In the first session of this symposium, we described some of the potentially limitless possibilities for research and innovation that might ensue from using digital technologies to exploit scientific data available from the public domain as it was traditionally constituted. However, these prospects dim the moment we consider the ramifications for science from the economic, legal, and technological assaults on the public domain that are described in the Session 2 presentations. Here, we explore some of the likely negative implications of these trends for science and innovation unless science policy directly addresses these risks.

In the interests of clarity, I outline the effects of present trends on a sectoral basis, in keeping with the functional map of public-domain data flows presented previously. 1 I begin with the government's role as primary producer of such data and then consider the implications of present trends for academia and for our broader innovation system.

If a basic trend is to shift more data production and dissemination activities from government to the private sector, one should recognize at the outset that the social benefits can exceed the costs under the right set of circumstances.
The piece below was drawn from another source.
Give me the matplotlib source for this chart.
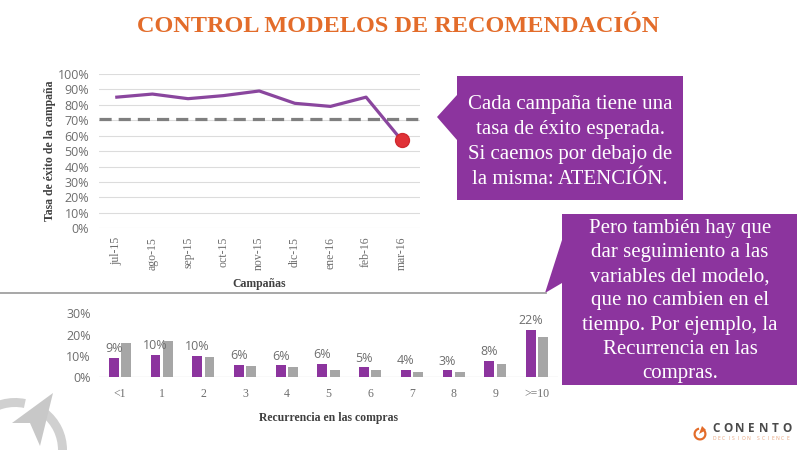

In principle, private database producers may operate more efficiently and attain qualitatively better results than government agencies. Positive results are especially likely when markets have formed; competition occurs; and the public interest, including the needs of the research community that was previously served by the government activity, continues to be met.

There are also numerous drawbacks associated with this trend, however, that require careful consideration. To begin with, the private data supplier will seldom be in a position to produce the same quantity and range of data as a government agency and still make a profit while charging prices that users can afford. In other words, the government agency has typically taken on the task of data production and dissemination as a public good precisely because the social need outweighs the market opportunities. Social costs begin to rise if the profit motive induces the private supplier to reduce the quantity and range of data to be produced or made available. For example, a private data producer typically markets highly refined data products to end users in relatively small quantities, whereas basic research, particularly in the observational sciences, generally requires raw or less commercially refined data in voluminous quantities. On the whole, overzealous privatization of the government's data produc-

1For information on these data flows, please refer to Chapter 1 of these Proceedings, “Session 1 Discussion Framework,” by Paul Uhlir.